Return, without pictures, the lines from the start of the data through the one that contains "import * as".

+++ GIVEN INFORMATION +++

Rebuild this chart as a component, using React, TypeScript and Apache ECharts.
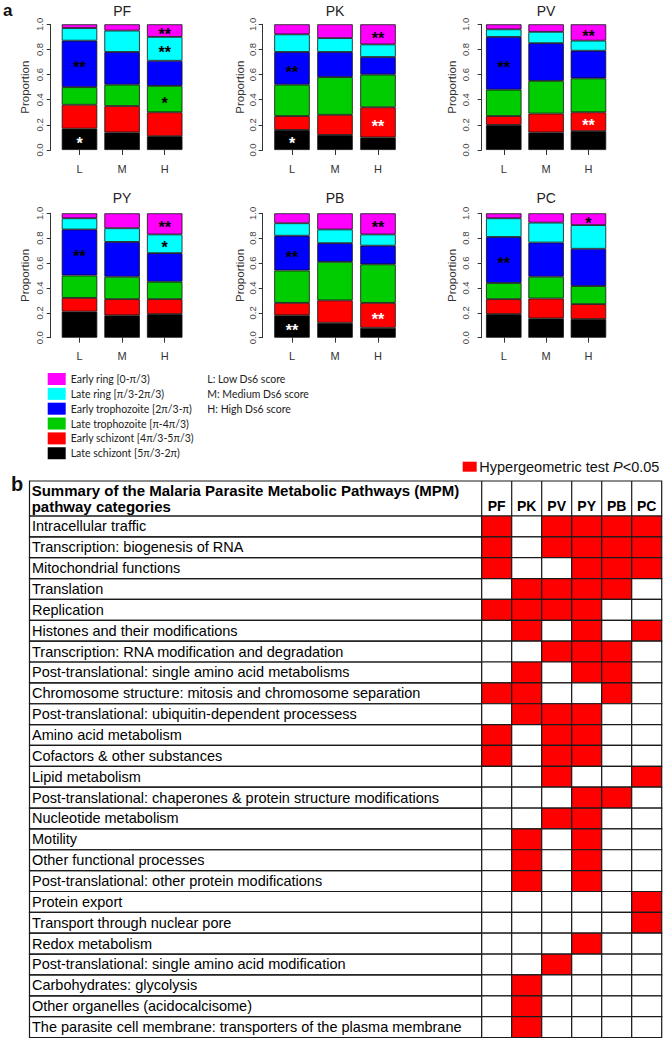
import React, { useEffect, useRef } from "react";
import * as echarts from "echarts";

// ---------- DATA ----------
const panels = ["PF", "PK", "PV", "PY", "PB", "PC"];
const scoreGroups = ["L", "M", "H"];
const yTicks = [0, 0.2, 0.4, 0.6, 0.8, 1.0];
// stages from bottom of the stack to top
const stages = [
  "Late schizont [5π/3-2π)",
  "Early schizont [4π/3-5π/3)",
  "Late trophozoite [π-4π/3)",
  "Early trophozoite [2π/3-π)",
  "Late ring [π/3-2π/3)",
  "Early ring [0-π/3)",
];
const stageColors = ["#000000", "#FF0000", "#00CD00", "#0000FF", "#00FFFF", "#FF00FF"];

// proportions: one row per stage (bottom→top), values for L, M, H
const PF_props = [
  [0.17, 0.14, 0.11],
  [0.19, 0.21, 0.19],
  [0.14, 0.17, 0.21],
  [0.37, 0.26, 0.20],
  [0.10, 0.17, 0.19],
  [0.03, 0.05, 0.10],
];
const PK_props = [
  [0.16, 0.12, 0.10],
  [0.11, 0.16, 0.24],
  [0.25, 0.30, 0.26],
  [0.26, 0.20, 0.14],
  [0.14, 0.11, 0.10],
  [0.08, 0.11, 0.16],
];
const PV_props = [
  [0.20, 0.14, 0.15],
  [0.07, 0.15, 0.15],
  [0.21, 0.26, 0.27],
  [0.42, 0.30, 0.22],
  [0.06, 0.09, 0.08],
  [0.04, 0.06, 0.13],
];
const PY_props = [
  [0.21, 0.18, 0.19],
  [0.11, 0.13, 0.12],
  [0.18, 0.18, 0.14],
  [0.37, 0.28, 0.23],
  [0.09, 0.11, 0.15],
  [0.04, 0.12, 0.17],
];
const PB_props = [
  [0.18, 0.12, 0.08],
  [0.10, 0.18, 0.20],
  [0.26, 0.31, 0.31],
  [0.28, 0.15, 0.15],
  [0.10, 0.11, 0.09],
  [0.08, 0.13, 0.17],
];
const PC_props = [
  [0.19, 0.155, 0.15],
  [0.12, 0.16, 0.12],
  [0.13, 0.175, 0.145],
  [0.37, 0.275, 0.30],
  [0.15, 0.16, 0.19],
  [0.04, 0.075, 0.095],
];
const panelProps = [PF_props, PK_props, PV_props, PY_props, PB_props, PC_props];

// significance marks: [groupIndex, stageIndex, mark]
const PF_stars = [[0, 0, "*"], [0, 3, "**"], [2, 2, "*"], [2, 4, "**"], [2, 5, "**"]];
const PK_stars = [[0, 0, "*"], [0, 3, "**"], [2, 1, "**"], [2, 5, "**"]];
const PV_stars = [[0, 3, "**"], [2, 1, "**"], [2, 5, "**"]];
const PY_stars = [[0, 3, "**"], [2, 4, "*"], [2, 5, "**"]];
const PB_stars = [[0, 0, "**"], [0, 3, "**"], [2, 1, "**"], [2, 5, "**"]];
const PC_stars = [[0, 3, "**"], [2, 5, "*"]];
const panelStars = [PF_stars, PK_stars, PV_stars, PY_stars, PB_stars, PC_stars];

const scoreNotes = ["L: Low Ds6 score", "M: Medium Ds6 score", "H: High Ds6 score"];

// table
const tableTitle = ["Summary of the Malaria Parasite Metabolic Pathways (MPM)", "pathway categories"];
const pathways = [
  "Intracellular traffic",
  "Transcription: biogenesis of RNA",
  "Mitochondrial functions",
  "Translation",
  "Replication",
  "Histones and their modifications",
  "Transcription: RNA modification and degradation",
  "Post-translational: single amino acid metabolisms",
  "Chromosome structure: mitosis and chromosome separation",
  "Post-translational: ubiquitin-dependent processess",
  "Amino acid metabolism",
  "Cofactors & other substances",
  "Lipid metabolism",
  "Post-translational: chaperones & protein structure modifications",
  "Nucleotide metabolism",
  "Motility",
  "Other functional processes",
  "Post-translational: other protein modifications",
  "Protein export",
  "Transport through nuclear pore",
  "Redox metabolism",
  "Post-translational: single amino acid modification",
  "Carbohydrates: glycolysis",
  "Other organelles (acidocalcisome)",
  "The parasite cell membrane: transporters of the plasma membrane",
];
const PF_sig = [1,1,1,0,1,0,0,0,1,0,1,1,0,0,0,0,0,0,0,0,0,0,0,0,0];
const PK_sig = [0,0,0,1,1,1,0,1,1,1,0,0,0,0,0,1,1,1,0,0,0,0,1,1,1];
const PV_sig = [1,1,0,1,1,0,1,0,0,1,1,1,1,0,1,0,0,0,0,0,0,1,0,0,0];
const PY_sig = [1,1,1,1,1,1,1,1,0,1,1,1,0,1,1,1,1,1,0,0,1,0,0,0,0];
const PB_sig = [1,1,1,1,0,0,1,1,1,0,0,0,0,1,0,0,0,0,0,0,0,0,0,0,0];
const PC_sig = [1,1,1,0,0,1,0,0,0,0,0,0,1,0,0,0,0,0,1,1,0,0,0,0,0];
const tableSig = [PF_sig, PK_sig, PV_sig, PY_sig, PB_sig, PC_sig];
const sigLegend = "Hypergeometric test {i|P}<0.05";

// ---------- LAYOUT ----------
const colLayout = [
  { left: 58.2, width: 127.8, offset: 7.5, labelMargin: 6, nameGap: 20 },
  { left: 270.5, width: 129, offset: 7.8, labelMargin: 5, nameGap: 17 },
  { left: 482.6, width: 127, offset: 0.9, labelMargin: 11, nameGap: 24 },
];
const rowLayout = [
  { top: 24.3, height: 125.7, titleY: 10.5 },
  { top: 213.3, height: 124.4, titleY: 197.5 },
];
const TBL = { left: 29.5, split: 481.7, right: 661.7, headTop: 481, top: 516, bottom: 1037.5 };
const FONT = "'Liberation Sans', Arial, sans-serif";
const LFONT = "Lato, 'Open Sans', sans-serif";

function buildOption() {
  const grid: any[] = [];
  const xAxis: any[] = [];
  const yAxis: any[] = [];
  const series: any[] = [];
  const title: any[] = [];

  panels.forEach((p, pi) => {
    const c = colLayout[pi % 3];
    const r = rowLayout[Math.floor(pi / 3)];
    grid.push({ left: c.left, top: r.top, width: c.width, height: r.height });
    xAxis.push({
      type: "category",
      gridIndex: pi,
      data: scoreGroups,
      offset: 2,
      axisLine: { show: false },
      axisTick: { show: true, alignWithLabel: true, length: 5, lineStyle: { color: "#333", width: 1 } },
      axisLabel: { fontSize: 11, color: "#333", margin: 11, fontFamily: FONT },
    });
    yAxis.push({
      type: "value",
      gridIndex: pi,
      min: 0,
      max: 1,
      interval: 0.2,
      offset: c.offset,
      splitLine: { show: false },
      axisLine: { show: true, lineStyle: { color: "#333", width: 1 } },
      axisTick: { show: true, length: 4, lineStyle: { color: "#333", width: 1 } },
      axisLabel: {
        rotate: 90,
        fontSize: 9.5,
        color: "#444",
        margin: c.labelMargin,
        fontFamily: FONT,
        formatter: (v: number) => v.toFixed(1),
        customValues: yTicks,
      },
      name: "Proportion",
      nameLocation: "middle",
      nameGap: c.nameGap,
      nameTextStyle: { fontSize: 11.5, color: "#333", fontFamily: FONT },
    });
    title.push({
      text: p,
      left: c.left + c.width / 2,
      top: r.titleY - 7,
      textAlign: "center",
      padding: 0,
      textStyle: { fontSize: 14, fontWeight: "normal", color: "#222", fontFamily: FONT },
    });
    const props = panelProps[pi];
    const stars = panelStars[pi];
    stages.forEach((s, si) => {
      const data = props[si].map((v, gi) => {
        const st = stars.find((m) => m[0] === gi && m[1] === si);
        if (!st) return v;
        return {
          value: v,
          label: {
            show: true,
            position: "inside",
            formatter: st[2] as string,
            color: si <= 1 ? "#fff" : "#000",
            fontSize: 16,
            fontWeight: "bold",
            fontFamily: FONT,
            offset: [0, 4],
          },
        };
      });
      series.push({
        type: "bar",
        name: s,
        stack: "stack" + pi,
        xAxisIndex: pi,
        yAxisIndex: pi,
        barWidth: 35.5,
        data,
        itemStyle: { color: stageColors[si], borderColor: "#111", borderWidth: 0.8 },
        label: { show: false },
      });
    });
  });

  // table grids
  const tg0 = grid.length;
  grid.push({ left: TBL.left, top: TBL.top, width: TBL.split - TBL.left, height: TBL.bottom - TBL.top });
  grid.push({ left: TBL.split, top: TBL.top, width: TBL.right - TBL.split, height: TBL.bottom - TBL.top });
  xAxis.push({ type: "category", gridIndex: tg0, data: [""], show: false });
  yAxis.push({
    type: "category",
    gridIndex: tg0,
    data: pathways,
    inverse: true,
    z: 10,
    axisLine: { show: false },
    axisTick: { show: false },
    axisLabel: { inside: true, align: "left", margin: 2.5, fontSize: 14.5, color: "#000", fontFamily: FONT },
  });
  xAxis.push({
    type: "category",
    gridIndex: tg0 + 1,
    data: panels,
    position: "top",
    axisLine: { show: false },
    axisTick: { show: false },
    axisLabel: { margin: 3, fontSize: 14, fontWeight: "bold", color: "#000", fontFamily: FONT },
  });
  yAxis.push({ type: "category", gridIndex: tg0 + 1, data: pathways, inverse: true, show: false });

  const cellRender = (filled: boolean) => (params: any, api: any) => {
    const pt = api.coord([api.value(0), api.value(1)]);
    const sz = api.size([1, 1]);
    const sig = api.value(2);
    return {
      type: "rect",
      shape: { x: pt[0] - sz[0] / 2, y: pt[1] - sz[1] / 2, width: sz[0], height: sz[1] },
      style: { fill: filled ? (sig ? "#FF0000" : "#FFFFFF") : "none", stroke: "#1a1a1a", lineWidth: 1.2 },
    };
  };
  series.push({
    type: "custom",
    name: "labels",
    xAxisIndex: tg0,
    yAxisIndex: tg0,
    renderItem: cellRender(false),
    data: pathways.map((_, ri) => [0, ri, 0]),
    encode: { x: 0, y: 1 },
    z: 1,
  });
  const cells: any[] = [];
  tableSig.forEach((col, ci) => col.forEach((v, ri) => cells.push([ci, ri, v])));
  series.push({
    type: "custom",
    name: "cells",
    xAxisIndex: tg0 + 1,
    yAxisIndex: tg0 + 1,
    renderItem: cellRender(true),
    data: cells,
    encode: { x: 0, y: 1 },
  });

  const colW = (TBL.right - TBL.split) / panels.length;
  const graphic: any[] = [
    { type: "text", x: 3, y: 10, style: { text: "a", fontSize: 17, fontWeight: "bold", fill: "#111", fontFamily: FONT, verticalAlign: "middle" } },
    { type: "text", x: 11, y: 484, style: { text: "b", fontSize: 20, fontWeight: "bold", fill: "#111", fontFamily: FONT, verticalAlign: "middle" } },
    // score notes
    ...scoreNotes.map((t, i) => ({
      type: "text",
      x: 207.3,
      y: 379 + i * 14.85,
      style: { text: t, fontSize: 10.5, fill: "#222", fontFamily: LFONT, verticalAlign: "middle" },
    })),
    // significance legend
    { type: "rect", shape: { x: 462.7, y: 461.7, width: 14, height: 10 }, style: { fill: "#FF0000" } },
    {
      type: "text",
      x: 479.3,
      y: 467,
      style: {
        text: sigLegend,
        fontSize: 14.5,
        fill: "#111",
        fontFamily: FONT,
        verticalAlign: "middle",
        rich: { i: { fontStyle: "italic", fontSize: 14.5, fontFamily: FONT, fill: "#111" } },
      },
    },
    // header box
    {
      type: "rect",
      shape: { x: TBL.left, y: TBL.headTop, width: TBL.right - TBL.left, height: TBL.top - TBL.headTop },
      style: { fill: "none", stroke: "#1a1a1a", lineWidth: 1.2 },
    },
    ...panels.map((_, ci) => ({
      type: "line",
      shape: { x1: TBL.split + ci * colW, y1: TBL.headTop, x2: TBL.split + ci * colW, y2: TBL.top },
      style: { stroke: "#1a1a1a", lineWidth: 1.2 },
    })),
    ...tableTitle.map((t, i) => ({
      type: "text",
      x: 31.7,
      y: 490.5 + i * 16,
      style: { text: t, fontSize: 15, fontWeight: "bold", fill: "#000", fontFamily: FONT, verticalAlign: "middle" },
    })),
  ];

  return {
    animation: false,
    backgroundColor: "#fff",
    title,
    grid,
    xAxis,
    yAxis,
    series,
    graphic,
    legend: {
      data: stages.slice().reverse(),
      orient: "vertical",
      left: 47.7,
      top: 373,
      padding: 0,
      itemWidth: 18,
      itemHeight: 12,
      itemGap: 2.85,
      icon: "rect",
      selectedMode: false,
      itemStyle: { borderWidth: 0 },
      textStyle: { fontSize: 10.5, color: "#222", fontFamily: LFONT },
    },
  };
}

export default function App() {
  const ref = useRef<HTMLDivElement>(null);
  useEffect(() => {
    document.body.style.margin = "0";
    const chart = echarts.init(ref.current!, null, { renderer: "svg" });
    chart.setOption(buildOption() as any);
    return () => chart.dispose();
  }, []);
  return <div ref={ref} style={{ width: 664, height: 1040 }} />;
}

+++

* THE COMPLETED TASK:
Rebuild this chart as a component, using React, TypeScript and Apache ECharts.
import React, { useEffect, useRef } from "react";
import * as echarts from "echarts";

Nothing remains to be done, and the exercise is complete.